Voilà pourquoi nous pouvons être certains que le découragement ne provient jamais du Saint Esprit. Pour un catholique, l’espérance n’est pas un rêve, mais une réalité. Ceci est important pour nous de deux manières.
Premièrement, au regard de notre combat spirituel. Souvent, nous avons l’impression de stagner spirituellement, d’être incapable de faire des progrès, de surmonter des défauts ou des habitudes de péché. Nous risquons alors de sombrer dans le découragement. C’est exactement ce que cherche le démon, car le découragement nous amène à rendre les armes, à ne plus faire aucun effort pour suivre le Christ, pour prier et pour pratiquer l’ascèse. C’est le moment que le diable attend pour nous faire chuter gravement, nous entraînant dans une relation ou une activité peccamineuse qui fait obstacle au flux de la grâce de Dieu dans et au travers de notre vie. C’est la raison pour laquelle, quand nous entendons le découragement frapper à la porte de notre cœur, quand nous avons l’impression de faire du « sur place » dans notre vie spirituelle, nous devons laisser Jésus nous prendre par la main, loin de la foule, pour nous renouveler intérieurement. Cela peut vouloir dire faire une retraite ou un pèlerinage, ou simplement prendre plus de temps de silence pour être avec le Seigneur…

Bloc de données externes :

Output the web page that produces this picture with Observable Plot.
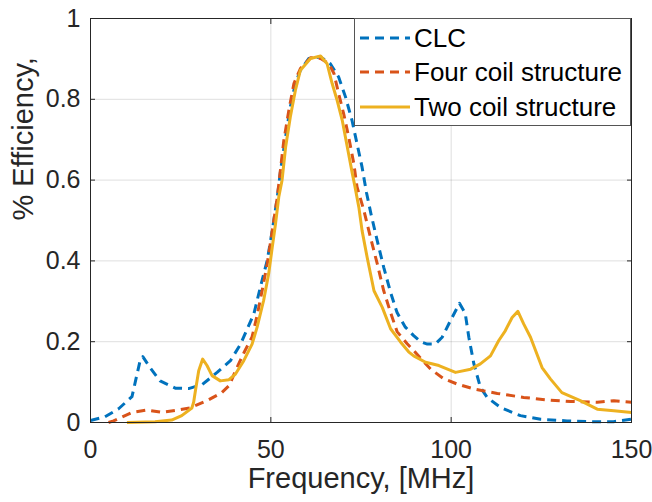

Deuxièmement, la présence active de Dieu dans le monde nous remplit d’une espérance sans bornes pour les autres. Aucun pécheur n’est trop endurci pour être transformé par l’amour miséricordieux du Christ. Les plus grands pécheurs deviennent souvent de grands saints. Même si quelqu’un semble être sourd à la Parole de Vie et incapable de répondre aux motions intérieures du Saint Esprit, notre confiance ne doit jamais en être ébranlée, car Jésus est celui qui « fait entendre les sourds et parler les muets ».
En poursuivant cette Eucharistie, renouvelons notre confiance en ce Dieu qui s’est fait chair, et qui agit dans le monde. Permettons-lui de toucher nos cœurs blessés, et prions pour ceux qui ne prient plus depuis longtemps.